§ **Problem to solve**
Your task is to copy the stretch of lines in the records below that begins with the line containing "Emit a Python" and ends with the line containing "y_ticks = [0, 15, 30, 45, 60]", exactly as written, with nothing added.

----------------------------------------

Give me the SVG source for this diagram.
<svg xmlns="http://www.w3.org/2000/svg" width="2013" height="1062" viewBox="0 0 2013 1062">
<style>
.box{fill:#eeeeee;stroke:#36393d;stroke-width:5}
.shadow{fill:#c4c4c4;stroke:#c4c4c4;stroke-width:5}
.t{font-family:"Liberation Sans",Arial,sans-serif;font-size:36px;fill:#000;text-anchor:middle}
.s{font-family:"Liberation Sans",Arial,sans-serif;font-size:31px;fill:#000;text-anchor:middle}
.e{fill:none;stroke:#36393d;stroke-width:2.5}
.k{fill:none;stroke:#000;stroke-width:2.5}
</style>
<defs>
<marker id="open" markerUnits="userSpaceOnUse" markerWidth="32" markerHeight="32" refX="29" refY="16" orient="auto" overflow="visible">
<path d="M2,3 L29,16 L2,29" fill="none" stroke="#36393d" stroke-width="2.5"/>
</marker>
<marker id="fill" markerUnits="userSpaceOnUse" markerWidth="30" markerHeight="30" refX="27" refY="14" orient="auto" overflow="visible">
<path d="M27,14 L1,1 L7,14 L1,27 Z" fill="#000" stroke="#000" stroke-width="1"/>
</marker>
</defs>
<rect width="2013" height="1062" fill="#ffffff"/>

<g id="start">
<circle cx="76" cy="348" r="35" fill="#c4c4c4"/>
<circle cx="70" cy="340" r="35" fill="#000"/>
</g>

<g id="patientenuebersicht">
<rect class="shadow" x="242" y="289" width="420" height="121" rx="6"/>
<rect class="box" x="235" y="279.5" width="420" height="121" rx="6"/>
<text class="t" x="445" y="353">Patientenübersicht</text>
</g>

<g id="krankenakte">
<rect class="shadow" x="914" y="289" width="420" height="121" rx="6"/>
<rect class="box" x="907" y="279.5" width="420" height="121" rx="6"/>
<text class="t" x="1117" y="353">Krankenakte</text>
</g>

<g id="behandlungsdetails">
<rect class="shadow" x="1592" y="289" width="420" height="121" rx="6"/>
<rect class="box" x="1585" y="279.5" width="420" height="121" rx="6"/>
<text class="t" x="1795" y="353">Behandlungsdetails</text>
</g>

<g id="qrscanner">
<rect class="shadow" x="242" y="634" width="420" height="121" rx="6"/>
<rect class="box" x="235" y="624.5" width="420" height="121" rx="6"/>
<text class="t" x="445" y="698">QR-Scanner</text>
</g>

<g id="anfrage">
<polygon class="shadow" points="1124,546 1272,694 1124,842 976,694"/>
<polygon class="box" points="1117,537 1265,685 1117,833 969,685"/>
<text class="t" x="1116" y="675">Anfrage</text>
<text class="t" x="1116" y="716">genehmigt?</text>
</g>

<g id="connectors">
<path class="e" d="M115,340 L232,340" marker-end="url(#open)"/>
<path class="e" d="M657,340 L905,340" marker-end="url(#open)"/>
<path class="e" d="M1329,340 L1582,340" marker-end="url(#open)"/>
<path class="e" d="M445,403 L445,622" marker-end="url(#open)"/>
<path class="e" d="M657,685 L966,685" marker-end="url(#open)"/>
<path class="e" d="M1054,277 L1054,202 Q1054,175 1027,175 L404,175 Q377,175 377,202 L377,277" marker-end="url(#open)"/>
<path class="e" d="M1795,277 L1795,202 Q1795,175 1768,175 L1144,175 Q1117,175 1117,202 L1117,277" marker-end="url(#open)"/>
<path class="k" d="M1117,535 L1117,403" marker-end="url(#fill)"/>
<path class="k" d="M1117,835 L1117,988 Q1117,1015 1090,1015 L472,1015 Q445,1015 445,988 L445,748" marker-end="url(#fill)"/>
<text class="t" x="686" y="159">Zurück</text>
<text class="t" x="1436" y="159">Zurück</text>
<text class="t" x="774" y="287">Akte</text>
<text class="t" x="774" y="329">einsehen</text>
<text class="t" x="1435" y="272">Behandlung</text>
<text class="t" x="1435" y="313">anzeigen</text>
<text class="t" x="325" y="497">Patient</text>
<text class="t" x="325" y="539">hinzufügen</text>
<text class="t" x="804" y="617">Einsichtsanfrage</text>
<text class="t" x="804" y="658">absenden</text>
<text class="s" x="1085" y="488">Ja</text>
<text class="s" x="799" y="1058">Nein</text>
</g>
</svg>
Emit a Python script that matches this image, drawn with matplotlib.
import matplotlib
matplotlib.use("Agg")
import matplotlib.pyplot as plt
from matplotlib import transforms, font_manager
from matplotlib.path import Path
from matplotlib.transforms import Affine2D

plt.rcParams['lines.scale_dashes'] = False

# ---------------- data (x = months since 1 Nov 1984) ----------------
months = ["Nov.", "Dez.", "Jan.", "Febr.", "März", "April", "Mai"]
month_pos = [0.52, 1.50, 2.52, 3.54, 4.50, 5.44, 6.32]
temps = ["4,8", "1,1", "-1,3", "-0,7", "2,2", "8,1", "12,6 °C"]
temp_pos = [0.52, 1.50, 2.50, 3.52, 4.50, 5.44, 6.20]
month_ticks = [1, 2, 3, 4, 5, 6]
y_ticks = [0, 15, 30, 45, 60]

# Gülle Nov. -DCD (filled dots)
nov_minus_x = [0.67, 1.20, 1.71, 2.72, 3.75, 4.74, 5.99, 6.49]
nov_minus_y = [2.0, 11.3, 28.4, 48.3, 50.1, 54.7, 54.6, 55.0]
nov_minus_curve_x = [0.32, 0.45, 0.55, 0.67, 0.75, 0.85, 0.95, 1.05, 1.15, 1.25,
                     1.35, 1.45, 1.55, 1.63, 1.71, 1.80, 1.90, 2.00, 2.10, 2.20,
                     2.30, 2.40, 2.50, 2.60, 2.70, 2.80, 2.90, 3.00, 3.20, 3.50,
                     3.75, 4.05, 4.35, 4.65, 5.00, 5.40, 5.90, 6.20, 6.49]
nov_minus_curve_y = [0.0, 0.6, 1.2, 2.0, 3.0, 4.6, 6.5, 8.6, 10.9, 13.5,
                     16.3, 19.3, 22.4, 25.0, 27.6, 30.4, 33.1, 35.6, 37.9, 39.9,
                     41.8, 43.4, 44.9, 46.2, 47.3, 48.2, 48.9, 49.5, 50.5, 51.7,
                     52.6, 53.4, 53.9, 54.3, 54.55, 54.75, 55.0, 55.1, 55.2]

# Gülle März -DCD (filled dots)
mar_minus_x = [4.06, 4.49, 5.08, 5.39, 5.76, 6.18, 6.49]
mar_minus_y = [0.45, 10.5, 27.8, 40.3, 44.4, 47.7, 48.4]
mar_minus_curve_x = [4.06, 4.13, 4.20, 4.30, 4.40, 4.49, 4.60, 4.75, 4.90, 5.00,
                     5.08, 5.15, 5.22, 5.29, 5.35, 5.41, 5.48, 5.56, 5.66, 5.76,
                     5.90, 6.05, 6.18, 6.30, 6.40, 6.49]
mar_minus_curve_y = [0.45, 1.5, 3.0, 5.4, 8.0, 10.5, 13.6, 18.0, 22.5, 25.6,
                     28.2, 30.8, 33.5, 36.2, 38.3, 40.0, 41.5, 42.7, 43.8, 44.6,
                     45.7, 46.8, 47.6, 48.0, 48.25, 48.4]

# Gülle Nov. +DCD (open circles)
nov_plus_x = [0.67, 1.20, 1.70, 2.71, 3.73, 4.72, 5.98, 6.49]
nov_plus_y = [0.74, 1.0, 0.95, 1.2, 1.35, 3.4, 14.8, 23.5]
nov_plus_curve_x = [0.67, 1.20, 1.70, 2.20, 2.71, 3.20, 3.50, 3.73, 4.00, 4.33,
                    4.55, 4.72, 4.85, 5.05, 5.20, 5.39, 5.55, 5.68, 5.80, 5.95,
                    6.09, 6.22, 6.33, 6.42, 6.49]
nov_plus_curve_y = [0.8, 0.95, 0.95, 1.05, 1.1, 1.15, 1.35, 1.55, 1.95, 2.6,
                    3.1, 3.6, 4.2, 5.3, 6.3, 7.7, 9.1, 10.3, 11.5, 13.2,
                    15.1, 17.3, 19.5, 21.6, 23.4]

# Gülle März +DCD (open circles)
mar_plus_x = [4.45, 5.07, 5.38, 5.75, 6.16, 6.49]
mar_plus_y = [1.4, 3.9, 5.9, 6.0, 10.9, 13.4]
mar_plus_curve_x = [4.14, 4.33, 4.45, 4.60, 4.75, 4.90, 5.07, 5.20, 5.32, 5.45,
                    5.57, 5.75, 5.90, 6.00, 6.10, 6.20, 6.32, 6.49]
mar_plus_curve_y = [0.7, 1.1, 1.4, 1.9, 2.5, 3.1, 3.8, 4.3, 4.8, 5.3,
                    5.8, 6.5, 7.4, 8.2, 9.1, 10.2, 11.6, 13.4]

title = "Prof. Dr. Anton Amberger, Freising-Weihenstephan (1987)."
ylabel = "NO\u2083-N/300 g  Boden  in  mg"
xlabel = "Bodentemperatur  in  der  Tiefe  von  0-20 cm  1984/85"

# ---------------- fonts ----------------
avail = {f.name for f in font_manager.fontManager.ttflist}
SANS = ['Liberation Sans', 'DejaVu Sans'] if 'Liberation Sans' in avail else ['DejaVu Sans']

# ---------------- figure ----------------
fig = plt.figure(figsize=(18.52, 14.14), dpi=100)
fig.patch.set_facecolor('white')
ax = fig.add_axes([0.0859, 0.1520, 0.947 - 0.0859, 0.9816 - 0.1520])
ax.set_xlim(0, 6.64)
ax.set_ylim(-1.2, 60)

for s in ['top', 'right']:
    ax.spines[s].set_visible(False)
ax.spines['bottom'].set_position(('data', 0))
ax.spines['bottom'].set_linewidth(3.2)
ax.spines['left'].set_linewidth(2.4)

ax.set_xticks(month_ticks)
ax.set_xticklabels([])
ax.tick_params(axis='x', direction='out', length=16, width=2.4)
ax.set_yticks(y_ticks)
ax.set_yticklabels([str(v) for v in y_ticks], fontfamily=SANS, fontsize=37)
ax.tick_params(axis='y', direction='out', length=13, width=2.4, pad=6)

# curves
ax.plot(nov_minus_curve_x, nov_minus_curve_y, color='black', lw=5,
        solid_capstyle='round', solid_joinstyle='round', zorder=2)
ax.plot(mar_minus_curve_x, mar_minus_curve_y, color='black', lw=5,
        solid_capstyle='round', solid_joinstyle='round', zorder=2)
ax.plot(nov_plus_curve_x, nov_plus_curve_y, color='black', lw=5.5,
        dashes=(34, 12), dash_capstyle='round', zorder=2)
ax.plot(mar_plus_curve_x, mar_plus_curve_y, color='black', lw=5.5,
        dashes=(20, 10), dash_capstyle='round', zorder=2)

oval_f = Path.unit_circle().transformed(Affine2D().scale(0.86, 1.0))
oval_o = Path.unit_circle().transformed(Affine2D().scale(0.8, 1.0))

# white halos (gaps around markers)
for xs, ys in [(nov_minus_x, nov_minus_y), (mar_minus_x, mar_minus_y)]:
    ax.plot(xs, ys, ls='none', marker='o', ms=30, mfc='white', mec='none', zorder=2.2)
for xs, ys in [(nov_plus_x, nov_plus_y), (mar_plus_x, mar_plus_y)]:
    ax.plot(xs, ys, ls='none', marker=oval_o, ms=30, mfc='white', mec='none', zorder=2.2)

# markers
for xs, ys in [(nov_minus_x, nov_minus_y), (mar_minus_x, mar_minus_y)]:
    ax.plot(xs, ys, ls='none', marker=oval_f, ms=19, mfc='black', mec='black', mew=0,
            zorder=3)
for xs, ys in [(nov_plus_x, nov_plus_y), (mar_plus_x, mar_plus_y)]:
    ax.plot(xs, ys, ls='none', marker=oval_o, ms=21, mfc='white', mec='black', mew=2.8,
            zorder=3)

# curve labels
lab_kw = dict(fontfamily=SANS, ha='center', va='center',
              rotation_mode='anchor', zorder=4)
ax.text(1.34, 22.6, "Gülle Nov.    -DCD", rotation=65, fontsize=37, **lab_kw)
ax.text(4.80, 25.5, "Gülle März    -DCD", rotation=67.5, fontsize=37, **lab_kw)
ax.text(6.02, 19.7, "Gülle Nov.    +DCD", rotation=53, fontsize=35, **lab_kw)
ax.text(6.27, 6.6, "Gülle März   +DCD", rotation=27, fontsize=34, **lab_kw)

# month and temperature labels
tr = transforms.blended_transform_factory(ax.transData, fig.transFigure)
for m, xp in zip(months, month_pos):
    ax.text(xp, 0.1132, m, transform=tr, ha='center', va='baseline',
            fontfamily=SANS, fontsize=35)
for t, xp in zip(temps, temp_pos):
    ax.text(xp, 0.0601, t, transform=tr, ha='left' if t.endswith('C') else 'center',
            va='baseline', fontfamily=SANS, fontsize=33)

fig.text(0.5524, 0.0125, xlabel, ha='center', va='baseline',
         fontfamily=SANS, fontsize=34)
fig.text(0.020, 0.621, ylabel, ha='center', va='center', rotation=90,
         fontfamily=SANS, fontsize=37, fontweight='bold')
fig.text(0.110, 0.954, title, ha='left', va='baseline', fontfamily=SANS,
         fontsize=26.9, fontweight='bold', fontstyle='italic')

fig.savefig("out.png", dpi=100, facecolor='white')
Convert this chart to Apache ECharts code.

----------------------------------------

§ **Written answer**
Emit a Python script that matches this image, drawn with matplotlib.
import matplotlib
matplotlib.use("Agg")
import matplotlib.pyplot as plt
from matplotlib import transforms, font_manager
from matplotlib.path import Path
from matplotlib.transforms import Affine2D

plt.rcParams['lines.scale_dashes'] = False

# ---------------- data (x = months since 1 Nov 1984) ----------------
months = ["Nov.", "Dez.", "Jan.", "Febr.", "März", "April", "Mai"]
month_pos = [0.52, 1.50, 2.52, 3.54, 4.50, 5.44, 6.32]
temps = ["4,8", "1,1", "-1,3", "-0,7", "2,2", "8,1", "12,6 °C"]
temp_pos = [0.52, 1.50, 2.50, 3.52, 4.50, 5.44, 6.20]
month_ticks = [1, 2, 3, 4, 5, 6]
y_ticks = [0, 15, 30, 45, 60]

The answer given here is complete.